Paul Vannier (LFI) : il faut garantir « la gratuité réelle de l’Éducation nationale, un principe constitutionnel aujourd’hui qui n’est pas garanti »

Création : 31 août 2022
Dernière modification : 26 septembre 2022

Auteur : Jean-Paul Markus, professeur de droit public, Université Paris Saclay 

Secrétariat de rédaction : Loïc Héreng et Emma Cacciamani

Source : FranceInfo, 30 août 2022

Le groupe LFI annonce déposer une proposition de loi posant le principe de gratuité des fournitures, cantines et sorties scolaires, de façon à garantir ce qu’il appelle la “gratuité réelle de l’Éducation nationale”. Or l’enseignement est déjà gratuit juridiquement.

La gratuité de l’enseignement existe déjà 

En 1946, la Constitution a posé le principe selon lequel “l’organisation de l’enseignement public gratuit et laïque à tous les degrés est un devoir de l’État”. Cette disposition a été conservée sous la Constitution de 1958 et s’applique donc encore. À ce titre, il n’existe pas en France de frais d’inscription dans les écoles publiques, et les frais d’entrée à l’université, fixés par arrêté ministériel, varient de 170 à 400 euros selon les cursus, pour les étudiants résidant en France, avec des tarifs plus élevés pour certains cursus (ingénieurs par exemple). Ce n’est pas gratuit, mais le coût moyen d’un étudiant en France étant de 11 530 euros selon le ministère, le juge a pu considérer que les droits exigés étaient “modiques”, d’autant qu’ils s’accompagnent d’un système de bourse.
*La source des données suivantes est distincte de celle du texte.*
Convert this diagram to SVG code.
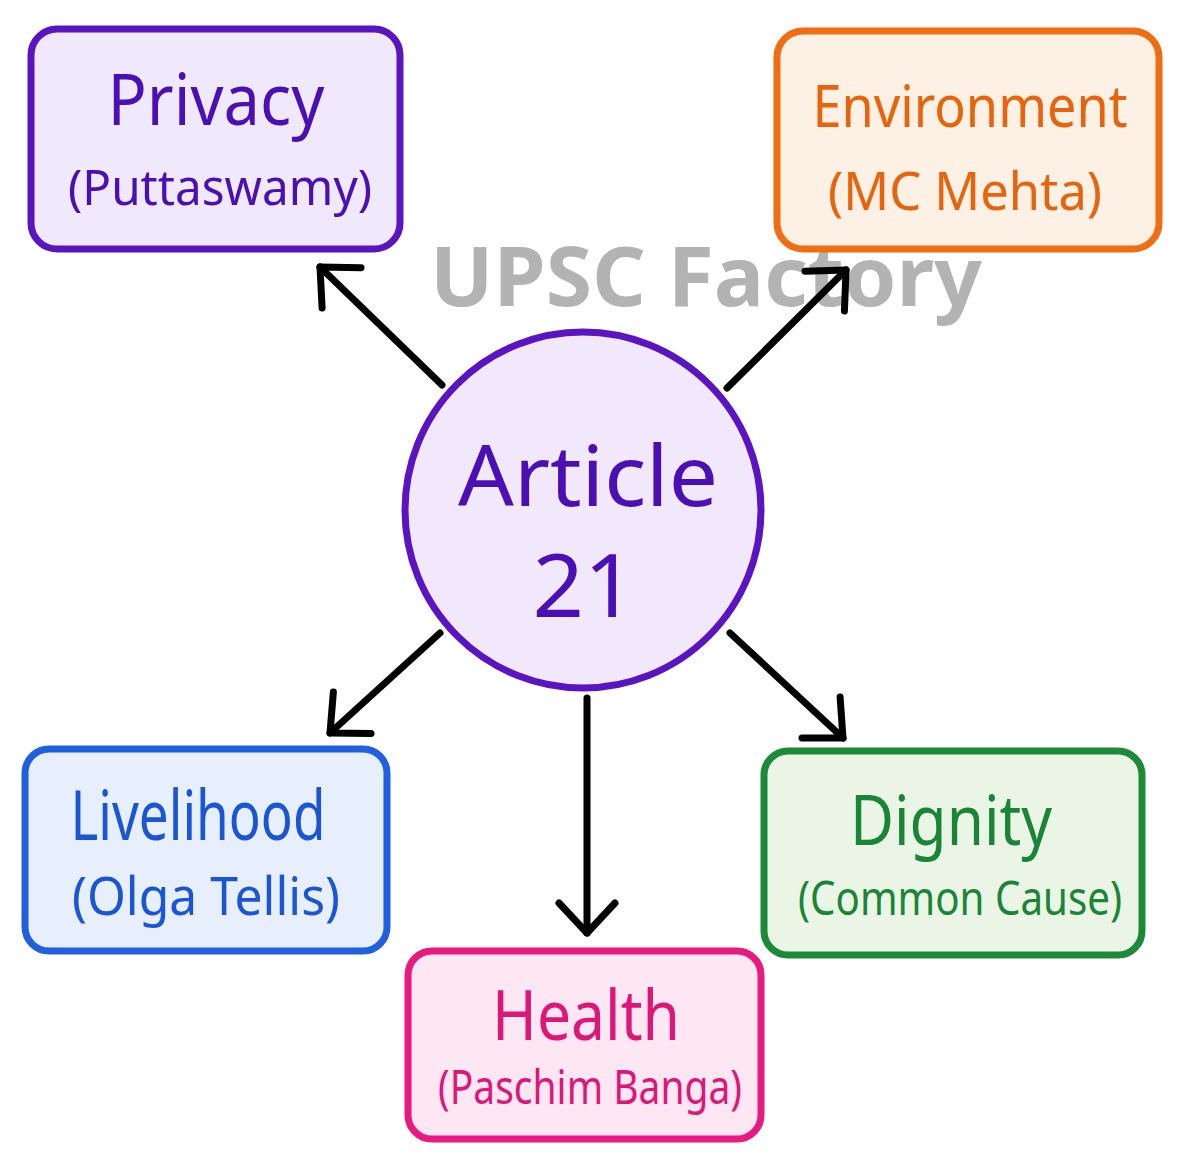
<svg xmlns="http://www.w3.org/2000/svg" width="1185" height="1166" viewBox="0 0 1185 1166">
<style>
.t{font-family:"Noto Sans","Open Sans",sans-serif;text-anchor:middle;}
.box{stroke-width:7;}
.arr{stroke:#000;stroke-width:7;stroke-linecap:round;fill:none;}
</style>
<defs>
<marker id="ah" markerUnits="userSpaceOnUse" markerWidth="80" markerHeight="80" refX="40" refY="40" orient="auto" viewBox="0 0 80 80">
<path d="M10,12 L40,40 L10,68" fill="none" stroke="#000" stroke-width="7" stroke-linecap="round" stroke-linejoin="round"/>
</marker>
</defs>
<rect width="1185" height="1166" fill="#ffffff"/>
<text x="706" y="306" class="t" font-size="82" font-weight="bold" fill="#b3b3b3" textLength="552" lengthAdjust="spacingAndGlyphs">UPSC Factory</text>
<g id="connectors">
<line class="arr" x1="442" y1="385" x2="320" y2="267" marker-end="url(#ah)"/>
<line class="arr" x1="727" y1="388" x2="846" y2="270" marker-end="url(#ah)"/>
<line class="arr" x1="440" y1="633" x2="330" y2="733" marker-end="url(#ah)"/>
<line class="arr" x1="587" y1="698" x2="587" y2="933" marker-end="url(#ah)"/>
<line class="arr" x1="730" y1="633" x2="843" y2="738" marker-end="url(#ah)"/>
</g>
<g id="article21">
<circle cx="583" cy="510" r="178" fill="#f1e8fb" stroke="#5b14c2" stroke-width="7"/>
<text x="588" y="506" class="t" font-size="84" fill="#4a0fb5" textLength="260" lengthAdjust="spacingAndGlyphs">Article</text>
<text x="584" y="617" class="t" font-size="88" fill="#4a0fb5" textLength="103" lengthAdjust="spacingAndGlyphs">21</text>
</g>
<g id="privacy">
<rect class="box" x="31" y="29" width="369" height="220" rx="26" fill="#efe9fb" stroke="#5b14c2"/>
<text x="216" y="125" class="t" font-size="72" fill="#4a0fb5" textLength="217" lengthAdjust="spacingAndGlyphs">Privacy</text>
<text x="220" y="205" class="t" font-size="50" fill="#4a0fb5" textLength="304" lengthAdjust="spacingAndGlyphs">(Puttaswamy)</text>
</g>
<g id="environment">
<rect class="box" x="777" y="31" width="382" height="218" rx="26" fill="#fdf1e6" stroke="#f06d12"/>
<text x="970" y="127" class="t" font-size="58" fill="#e8640c" textLength="315" lengthAdjust="spacingAndGlyphs">Environment</text>
<text x="965" y="210" class="t" font-size="52" fill="#e8640c" textLength="274" lengthAdjust="spacingAndGlyphs">(MC Mehta)</text>
</g>
<g id="livelihood">
<rect class="box" x="25" y="749" width="362" height="202" rx="24" fill="#e6effb" stroke="#1f5fe0"/>
<text x="198" y="840" class="t" font-size="70" fill="#1a55d6" textLength="255" lengthAdjust="spacingAndGlyphs">Livelihood</text>
<text x="206" y="915" class="t" font-size="52" fill="#1a55d6" textLength="268" lengthAdjust="spacingAndGlyphs">(Olga Tellis)</text>
</g>
<g id="health">
<rect class="box" x="408" y="951" width="353" height="188" rx="24" fill="#fde7f2" stroke="#e8197f"/>
<text x="586" y="1040" class="t" font-size="70" fill="#de1678" textLength="188" lengthAdjust="spacingAndGlyphs">Health</text>
<text x="590" y="1104" class="t" font-size="48" fill="#de1678" textLength="304" lengthAdjust="spacingAndGlyphs">(Paschim Banga)</text>
</g>
<g id="dignity">
<rect class="box" x="764" y="751" width="378" height="204" rx="24" fill="#eaf5e6" stroke="#1d8a3a"/>
<text x="951" y="845" class="t" font-size="70" fill="#1a8536" textLength="202" lengthAdjust="spacingAndGlyphs">Dignity</text>
<text x="960" y="915" class="t" font-size="48" fill="#1a8536" textLength="324" lengthAdjust="spacingAndGlyphs">(Common Cause)</text>
</g>
</svg>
Ajoutons que cette gratuité n’est pas parfaite, il existe certaines failles : lorsque le lycée n’offre pas certaines options, les parents peuvent faire suivre cette option à leur enfant au Centre national d’études à distance (CNED), mais à leurs frais. De même, les cahiers d’exercice à remplir par l’élève, qui sont des publications payantes, ne sont pas pris en charge non plus, dit le juge.

Que serait une gratuité “réelle” ? 

Cette notion n’existe pas en droit, et elle est encore moins garantie par la Constitution contrairement à ce qu’affirme Paul Vannier. Toutefois il est incontestable qu’entre ce que prévoient les textes et la réalité, il existe souvent une marge : le coût de l’école pour les familles, ce ne sont pas seulement frais d’inscription. Ce sont aussi les frais annexes et indispensables comme les manuels, les fournitures, les tenues de sport, la cantine, etc. C’est d’ailleurs pour cela que sont déjà prévues par le Code de l’éducation, depuis 1982, certaines prises en charge, en particulier celle des manuels scolaires, fournis aux élèves. La gratuité “réelle” consisterait donc en une démarche non juridique mais politique, tendant à aller au-delà de la simple gratuité, qui existe déjà. 

Et en effet, on peut toujours aller plus loin et faire peser sur le contribuable le coût des fournitures, tenues de sport, cantine, transports, sorties scolaires, etc. Faire en sorte que l’école revienne à zéro euro aux familles peut conduire à faire prendre en charge par l’État les cours de soutien, cahiers d’exercices, les transports, y compris en voiture quand il n’existe pas d’autre moyen, les frais d’internat dans certains lycées, le loyer de la chambre d’étudiant et les différents coûts y afférents, les manuels universitaires et l’ordinateur personnel, etc.

Pourquoi pas. Mais alors il ne s’agit plus d’une gratuité au sens de la Constitution. C’est une politique d’éducation, avec les dépenses budgétaires qu’elle induit, et qu’il faut alors chiffrer pour ensuite dégager les recettes qui compenseront. En réalité, au sens du droit budgétaire, c’est la gratuité elle-même qui n’existe pas.

Contacté, Paul Vannier n’a pas répondu à nos sollicitations.